Deffinbaugh comments on the creation of the woman from man in Genesis chapter two and says, “An illustration of biblical ‘wholeness’ can be seen in marriage, specifically in the marriage of Adam and Eve. When God made Adam, he was initially alone. When Adam named the animals, they all passed before him—in pairs! There was Mr. and Mrs. Sheep, Mr. and Mrs. Ox, and so on. Adam began to feel incomplete, and rightly so. God said that Adam’s aloneness was not good, and so he made a mate for him—Eve. When the two were joined together, they became one flesh. Adam became ‘whole’ when he became one with Eve.”[1] The late “Back to the Bible” preacher, J. Vernon McGee wrote, “Eve was created to be a helpmeet—a help that fit—for Adam. The language is tremendous. She was taken from his side, not molded from the ground as were the animals, but taken from a part of him so that he actually was incomplete until they were together. God fashioned her the loveliest thing in His creation, and He brought her to Adam. She was a helpmeet; she compensated for what he lacked, for he was not complete in himself. She was made for him, and they became one.”[2] This is exactly what Adam said when God walked Eve down the aisle and presented her to Adam in Genesis 2:23: “Then the man said, ‘This at last is bone of my bones and flesh of my flesh; she shall be called Woman, because she was taken out of Man.’”

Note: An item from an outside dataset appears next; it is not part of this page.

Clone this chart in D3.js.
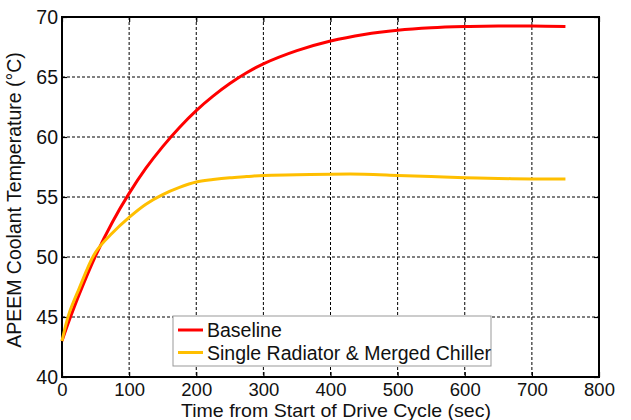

I’ve heard people say of couples, “they were made for each other.” Exactly! Adam professed his love for his bride with God as his witness. “In a very real sense, then, marriage is not a mere social convenience, or even just a religious ceremony. Rather it is to be seen as a reuniting of the man and the women at the deepest level of their creation, as real as if the bone and flesh were joined together to make one new person again!”[3]

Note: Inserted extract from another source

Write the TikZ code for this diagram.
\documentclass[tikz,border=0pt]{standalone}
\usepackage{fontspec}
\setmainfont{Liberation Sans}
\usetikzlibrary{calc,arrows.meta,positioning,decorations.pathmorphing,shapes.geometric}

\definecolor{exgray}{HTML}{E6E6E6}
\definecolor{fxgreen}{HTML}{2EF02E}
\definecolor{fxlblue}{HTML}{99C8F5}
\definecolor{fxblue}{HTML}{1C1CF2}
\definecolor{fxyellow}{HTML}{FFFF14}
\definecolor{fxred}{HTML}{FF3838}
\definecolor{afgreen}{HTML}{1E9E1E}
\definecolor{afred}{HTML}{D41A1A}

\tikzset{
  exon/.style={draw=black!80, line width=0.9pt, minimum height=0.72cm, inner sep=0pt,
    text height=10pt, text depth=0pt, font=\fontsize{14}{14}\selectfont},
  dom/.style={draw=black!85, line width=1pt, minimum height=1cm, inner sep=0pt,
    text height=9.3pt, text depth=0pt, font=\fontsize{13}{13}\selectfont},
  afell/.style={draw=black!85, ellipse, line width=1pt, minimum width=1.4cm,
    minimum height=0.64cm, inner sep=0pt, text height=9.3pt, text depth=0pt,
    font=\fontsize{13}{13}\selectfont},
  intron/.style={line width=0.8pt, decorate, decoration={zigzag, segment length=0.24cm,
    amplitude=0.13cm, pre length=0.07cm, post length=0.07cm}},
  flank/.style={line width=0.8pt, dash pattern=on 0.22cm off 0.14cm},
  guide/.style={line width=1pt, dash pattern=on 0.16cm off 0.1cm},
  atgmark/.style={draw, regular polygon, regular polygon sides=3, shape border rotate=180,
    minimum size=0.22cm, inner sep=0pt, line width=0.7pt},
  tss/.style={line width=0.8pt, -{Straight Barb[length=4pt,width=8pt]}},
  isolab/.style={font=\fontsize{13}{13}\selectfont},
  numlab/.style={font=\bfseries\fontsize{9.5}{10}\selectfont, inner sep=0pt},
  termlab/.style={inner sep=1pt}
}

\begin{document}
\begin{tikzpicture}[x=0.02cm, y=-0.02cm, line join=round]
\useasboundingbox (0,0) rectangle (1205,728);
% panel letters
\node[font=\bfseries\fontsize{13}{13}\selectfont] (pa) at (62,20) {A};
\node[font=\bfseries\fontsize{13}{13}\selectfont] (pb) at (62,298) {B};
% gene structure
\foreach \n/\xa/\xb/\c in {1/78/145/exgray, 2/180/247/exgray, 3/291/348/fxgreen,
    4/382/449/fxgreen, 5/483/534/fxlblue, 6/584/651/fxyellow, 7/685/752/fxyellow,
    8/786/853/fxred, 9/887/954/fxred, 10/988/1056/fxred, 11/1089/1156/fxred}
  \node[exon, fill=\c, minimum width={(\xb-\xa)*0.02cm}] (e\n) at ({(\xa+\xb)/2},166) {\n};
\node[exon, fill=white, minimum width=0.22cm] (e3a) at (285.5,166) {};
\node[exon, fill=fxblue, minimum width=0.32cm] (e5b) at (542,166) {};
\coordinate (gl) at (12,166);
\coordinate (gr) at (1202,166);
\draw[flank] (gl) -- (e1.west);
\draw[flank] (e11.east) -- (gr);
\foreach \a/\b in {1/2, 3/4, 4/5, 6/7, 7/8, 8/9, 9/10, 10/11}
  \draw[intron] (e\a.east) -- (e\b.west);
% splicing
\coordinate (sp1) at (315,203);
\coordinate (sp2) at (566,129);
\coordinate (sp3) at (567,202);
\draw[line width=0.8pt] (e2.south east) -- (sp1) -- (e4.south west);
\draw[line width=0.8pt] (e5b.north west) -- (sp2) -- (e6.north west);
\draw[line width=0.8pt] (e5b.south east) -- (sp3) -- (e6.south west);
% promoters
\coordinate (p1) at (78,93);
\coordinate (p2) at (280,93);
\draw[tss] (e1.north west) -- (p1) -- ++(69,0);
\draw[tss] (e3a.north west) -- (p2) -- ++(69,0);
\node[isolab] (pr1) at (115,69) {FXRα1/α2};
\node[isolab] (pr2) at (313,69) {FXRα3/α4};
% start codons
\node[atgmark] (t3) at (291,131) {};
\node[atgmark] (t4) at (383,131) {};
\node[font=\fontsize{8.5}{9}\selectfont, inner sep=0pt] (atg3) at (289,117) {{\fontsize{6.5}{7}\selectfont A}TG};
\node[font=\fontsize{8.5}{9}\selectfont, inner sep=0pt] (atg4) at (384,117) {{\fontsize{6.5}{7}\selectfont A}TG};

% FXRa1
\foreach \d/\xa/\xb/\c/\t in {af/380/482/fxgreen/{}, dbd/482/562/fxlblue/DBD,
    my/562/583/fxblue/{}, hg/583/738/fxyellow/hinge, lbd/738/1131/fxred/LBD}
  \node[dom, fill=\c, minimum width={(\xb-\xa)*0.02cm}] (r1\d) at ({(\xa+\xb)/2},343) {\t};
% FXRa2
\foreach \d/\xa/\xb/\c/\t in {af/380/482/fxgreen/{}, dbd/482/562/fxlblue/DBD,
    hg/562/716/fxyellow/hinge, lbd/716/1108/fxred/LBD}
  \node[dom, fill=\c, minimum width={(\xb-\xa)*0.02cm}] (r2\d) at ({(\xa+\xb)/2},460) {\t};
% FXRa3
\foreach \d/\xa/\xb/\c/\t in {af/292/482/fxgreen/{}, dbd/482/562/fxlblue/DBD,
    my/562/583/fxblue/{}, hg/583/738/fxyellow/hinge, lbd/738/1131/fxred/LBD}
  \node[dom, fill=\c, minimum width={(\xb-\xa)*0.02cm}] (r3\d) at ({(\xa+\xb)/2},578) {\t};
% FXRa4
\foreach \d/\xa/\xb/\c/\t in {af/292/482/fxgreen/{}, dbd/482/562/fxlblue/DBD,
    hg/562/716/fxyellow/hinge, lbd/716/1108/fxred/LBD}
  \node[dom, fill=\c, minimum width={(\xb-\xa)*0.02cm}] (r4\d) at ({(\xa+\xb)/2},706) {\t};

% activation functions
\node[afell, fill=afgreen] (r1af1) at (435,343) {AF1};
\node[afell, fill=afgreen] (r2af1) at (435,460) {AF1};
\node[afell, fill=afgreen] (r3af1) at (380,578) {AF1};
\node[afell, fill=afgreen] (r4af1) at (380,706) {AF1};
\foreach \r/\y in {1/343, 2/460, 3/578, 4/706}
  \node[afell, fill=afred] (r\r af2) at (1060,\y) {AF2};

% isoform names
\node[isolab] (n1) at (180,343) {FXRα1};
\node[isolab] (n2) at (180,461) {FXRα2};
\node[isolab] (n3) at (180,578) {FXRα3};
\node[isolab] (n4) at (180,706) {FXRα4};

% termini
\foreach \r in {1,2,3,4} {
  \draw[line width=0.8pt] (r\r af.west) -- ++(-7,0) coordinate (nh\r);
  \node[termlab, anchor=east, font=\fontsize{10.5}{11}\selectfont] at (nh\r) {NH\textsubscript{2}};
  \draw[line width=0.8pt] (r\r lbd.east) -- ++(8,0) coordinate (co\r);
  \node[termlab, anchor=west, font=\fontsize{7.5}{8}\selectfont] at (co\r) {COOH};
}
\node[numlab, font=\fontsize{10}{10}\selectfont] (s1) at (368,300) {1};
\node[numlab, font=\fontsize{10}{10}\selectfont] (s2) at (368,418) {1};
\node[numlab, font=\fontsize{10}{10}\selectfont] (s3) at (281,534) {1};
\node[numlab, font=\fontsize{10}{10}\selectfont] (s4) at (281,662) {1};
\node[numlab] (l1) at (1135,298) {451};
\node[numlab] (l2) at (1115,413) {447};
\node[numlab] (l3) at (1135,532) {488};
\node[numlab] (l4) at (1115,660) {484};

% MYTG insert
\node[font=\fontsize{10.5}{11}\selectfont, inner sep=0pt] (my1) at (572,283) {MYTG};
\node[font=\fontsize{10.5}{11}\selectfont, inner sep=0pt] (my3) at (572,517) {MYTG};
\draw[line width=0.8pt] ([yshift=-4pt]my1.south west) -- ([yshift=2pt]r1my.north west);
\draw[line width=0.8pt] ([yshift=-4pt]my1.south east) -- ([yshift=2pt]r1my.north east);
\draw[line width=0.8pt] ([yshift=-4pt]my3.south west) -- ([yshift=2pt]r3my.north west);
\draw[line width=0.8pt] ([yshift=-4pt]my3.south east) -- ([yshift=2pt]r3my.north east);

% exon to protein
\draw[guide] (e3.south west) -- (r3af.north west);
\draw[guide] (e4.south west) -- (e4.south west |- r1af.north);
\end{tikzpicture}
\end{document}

Jerome, the man who translated the Hebrew and Greek Bible into the Latin Vulgate said that the creation of Eve from the rib of a man, is symbolic of Christ and the church. The word that God used for “fashioning” or “Forming” Eve from Adam’s rib, is the same verb that Jesus used when telling his followers that he would “build, fashion, form” his church and the gates of hell will not prevail against it. Jerome says, “We have heard about the first Adam; let us come now to the second Adam and see how the church is made (fashioned or formed) from his side. The side of the Lord Savior as he hung on the cross is pierced with a lance, and from it there comes forth blood and water.”[4] From the blood and water that gushed forth from Jesus ribs, we have forgiveness of sin and reconciliation with God. Those coming to God through faith in the shed blood of Jesus are joined once and for all to the body of Christ’s bride, the church.

[1] Bob Deffinbaugh. n.d. Leviticus Commentary.

[2] McGee, J. Vernon. 1991. Thru the Bible Commentary: The Prophets (Malachi). Electronic ed. Vol. 33. Nashville: Thomas Nelson.

[3] Vibert, Simon. 2005. The Diamond Marriage: Have Ultimate Purpose in Your Marriage. Fearn, UK: Christian Focus Publications.

[4] Louth, Andrew, and Marco Conti, eds. 2001. Genesis 1–11. Ancient Christian Commentary on Scripture. Downers Grove, IL: InterVarsity Press.